In this section we state the main results achieved for solving the problems of personalized communication and sorting.
Problem 1 (h-Relation Personalized Communication): A set of n messages is to be routed such that each processor is the origin or destination of at most h messages.
Result: A new deterministic algorithm using two rounds of the transpose primitive, with optimal complexity and very small constant coefficients, is shown to be very efficient and scalable across different platforms and over different input distributions.
Significance: The importance of this problem has been stated in many papers (e.g. [24, 22]). Our algorithm seems to achieve the best known experimental results for this problem. The general approach was independently described by Kaufmann et al. [18] and Ranka et al. [21] around the same time as our earlier draft [3] appeared, but our algorithm is simpler, has less overhead, and has a tighter bound size for the intermediate collective communication.
Problem 2 (Sorting): Rearrange n equally distributed elements amongst p processors such that they appear in non-decreasing order starting from the smallest indexed processor.
Results: (1) A novel variation of sample sort that uses only two rounds of regular all-to-all personalized communication and that maintains very good load balancing with virtually no overhead. (2) A new deterministic algorithm that achieves almost the same performance as (1) by using regular sampling. (3) An efficient implementation of radix sort that makes use of our personalized communication scheme.

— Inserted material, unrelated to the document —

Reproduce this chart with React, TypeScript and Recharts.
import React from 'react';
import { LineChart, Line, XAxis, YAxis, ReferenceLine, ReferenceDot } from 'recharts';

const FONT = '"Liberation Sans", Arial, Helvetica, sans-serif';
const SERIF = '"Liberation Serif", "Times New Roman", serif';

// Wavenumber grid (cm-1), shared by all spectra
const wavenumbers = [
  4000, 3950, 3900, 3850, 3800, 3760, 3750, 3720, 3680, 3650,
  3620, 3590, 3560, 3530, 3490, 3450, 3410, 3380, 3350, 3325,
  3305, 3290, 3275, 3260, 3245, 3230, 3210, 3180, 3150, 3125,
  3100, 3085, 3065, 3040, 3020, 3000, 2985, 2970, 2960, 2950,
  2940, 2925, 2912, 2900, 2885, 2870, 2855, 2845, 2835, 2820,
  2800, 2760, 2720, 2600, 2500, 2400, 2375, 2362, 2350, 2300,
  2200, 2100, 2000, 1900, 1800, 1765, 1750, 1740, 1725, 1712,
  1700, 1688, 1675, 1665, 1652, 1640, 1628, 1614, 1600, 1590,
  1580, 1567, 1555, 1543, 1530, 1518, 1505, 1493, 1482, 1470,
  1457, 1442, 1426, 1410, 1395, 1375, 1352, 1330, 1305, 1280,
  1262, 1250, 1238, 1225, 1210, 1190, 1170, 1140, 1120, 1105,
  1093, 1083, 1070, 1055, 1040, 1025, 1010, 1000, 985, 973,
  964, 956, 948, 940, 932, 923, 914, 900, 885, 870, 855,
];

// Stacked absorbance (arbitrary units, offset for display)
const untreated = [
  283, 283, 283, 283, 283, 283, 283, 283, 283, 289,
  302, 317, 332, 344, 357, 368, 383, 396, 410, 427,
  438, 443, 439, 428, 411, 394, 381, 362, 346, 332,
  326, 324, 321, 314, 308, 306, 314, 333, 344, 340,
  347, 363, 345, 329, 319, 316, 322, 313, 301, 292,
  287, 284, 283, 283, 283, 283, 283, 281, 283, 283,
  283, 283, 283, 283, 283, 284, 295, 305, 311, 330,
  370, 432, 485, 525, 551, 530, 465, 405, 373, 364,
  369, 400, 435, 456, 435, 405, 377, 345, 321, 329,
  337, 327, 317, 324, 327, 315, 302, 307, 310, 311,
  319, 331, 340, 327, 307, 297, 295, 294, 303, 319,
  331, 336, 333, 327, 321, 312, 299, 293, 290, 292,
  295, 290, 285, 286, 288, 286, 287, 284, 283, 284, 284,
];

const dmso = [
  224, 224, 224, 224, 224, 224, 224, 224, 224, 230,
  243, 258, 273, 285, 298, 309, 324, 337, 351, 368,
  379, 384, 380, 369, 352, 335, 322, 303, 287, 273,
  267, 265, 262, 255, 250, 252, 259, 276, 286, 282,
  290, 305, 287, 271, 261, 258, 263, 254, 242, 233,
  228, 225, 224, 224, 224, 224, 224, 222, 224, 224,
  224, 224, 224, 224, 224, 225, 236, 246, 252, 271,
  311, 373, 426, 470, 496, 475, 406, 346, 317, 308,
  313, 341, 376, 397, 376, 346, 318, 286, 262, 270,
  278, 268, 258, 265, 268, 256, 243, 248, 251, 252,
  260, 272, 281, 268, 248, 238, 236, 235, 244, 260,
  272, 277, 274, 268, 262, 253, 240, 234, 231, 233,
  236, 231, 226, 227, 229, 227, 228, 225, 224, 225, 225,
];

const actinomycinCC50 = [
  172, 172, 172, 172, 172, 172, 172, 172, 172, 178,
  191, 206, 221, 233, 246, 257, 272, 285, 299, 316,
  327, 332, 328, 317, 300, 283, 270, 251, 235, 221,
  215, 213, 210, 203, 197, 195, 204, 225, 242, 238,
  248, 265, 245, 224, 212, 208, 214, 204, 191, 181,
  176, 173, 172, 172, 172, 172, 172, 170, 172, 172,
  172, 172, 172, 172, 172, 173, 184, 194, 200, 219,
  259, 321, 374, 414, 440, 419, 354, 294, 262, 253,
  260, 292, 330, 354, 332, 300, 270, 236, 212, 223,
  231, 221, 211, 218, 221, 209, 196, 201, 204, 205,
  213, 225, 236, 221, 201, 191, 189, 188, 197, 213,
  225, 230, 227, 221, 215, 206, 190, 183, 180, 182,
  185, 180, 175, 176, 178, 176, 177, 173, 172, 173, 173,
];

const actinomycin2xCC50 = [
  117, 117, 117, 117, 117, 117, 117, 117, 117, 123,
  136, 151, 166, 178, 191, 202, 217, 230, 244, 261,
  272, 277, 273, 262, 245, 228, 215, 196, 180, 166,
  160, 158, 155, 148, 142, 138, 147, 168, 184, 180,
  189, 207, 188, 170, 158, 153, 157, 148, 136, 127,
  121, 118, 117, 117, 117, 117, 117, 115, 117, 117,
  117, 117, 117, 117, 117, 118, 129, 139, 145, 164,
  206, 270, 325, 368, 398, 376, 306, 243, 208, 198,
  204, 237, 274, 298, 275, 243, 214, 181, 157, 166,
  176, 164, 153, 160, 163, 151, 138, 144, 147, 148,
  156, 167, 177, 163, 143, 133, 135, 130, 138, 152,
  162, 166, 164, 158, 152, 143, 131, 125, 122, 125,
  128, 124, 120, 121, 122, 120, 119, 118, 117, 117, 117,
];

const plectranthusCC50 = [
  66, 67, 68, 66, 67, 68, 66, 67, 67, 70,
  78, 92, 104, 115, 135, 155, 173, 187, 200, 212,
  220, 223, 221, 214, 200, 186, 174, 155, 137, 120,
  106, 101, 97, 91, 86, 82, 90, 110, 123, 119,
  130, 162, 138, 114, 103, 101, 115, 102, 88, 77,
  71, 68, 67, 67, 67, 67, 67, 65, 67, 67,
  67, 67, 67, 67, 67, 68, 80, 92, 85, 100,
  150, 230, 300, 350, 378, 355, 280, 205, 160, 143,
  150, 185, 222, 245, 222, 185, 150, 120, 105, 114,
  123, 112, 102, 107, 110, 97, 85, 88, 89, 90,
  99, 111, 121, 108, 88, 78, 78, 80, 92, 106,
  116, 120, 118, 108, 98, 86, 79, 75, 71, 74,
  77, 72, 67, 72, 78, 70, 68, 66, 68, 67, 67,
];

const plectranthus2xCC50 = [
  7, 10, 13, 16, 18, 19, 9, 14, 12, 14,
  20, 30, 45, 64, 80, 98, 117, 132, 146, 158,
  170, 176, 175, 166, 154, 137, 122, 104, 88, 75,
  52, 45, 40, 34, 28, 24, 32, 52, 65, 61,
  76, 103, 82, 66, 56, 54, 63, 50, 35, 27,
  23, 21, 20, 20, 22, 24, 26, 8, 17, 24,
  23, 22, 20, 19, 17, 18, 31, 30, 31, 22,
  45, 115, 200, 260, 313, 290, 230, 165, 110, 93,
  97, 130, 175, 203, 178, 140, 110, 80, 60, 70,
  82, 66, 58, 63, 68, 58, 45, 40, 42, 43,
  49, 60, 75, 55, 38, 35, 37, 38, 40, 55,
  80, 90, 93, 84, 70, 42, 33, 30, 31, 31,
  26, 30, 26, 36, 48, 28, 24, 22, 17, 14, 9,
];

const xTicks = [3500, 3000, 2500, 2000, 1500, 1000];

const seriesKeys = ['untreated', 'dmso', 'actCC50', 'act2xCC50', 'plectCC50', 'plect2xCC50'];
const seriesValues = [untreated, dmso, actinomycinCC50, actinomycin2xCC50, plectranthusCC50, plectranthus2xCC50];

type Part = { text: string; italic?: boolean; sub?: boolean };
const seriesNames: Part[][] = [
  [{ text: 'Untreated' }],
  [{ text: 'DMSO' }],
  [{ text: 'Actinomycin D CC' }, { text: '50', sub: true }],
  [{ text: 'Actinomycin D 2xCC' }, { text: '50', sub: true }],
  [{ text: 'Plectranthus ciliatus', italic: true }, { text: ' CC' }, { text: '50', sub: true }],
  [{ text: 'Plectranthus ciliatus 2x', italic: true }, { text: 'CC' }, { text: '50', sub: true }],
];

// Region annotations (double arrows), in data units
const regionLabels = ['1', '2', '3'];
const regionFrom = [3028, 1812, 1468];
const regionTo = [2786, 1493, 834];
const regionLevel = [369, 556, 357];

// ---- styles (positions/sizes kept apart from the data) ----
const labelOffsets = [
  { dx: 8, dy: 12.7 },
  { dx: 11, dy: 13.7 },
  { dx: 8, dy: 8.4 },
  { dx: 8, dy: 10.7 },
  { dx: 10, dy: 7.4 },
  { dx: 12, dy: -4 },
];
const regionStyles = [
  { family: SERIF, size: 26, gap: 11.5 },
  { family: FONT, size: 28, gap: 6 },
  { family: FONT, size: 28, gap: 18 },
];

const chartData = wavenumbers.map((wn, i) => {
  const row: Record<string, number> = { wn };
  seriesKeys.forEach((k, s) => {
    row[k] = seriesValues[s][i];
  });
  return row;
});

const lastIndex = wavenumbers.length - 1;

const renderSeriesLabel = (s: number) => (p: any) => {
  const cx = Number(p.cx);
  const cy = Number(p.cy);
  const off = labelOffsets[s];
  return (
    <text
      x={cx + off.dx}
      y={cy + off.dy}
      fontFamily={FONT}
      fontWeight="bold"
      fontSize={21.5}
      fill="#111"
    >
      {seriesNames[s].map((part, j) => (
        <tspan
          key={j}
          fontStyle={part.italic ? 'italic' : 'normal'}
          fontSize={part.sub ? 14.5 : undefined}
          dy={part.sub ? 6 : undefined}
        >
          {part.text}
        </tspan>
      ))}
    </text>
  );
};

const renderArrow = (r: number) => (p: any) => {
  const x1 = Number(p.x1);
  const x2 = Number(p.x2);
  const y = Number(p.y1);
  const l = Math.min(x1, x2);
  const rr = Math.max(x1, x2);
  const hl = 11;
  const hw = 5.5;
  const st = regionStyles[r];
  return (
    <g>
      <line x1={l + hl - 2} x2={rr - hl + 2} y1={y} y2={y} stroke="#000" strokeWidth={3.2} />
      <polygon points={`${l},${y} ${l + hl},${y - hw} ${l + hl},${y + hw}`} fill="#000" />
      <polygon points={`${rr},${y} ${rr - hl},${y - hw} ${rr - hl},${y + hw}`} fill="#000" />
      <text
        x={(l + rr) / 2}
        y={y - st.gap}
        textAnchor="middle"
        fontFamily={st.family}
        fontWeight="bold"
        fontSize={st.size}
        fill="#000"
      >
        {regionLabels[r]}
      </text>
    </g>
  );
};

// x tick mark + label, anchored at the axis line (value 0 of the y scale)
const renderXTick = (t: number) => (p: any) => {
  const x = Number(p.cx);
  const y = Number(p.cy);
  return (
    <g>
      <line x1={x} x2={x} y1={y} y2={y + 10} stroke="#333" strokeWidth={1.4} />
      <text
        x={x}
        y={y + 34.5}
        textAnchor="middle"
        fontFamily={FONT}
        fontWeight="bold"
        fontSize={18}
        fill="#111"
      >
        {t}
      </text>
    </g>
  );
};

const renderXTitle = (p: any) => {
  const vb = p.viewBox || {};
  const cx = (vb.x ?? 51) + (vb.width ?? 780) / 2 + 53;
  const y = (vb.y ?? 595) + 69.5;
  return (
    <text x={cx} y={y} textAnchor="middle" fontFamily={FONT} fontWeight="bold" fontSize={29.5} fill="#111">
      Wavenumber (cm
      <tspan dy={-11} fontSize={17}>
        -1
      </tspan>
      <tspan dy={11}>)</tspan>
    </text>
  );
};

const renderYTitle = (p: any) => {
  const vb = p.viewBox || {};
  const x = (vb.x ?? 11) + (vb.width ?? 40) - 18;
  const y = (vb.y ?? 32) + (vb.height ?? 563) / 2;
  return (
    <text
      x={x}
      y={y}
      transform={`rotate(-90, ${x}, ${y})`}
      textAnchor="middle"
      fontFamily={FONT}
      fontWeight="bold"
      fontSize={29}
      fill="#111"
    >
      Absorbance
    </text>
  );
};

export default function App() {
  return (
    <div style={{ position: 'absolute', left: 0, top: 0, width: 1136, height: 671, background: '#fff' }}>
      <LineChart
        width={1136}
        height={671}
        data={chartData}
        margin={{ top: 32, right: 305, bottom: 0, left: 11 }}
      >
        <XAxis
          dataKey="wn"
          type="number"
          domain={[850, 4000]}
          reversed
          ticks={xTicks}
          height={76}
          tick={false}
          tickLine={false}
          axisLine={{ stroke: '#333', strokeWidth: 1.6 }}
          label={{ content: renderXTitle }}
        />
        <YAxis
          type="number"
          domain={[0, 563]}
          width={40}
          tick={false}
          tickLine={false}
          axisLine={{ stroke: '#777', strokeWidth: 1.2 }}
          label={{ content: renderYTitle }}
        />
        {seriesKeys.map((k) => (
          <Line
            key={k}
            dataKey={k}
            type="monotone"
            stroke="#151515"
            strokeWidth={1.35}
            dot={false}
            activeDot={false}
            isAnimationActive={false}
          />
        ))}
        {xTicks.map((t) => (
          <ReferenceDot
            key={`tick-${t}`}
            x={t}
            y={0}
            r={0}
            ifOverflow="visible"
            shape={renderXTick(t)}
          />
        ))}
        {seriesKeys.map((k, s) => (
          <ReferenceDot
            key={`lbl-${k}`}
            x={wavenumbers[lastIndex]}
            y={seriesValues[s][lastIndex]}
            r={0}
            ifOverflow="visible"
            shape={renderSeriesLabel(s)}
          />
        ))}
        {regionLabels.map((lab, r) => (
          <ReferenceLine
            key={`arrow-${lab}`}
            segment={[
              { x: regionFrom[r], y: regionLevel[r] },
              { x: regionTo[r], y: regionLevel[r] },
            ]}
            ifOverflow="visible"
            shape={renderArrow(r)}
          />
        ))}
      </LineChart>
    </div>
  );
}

Significance: We have developed a suite of benchmarks and conducted extensive experimentations related to Problem 2. Our algorithms have consistently performed very well across the different benchmarks and the different platforms. Algorithm (1) has outperformed all similar results known to the authors on our platforms. It even compares favorably to the machine-specific implementations reported by some of the machine vendors for the Class A NAS IS Benchmark, which only requires the easier task of ranking. Algorithm (2) has almost the same performance as (1) while guaranteeing memory and communication bounds, and Algorithm (3) achieves the best known execution times for a stable integer sorting algorithm. Additionally, all of our algorithms efficiently handle the presence of duplicates without the overhead of tagging each element.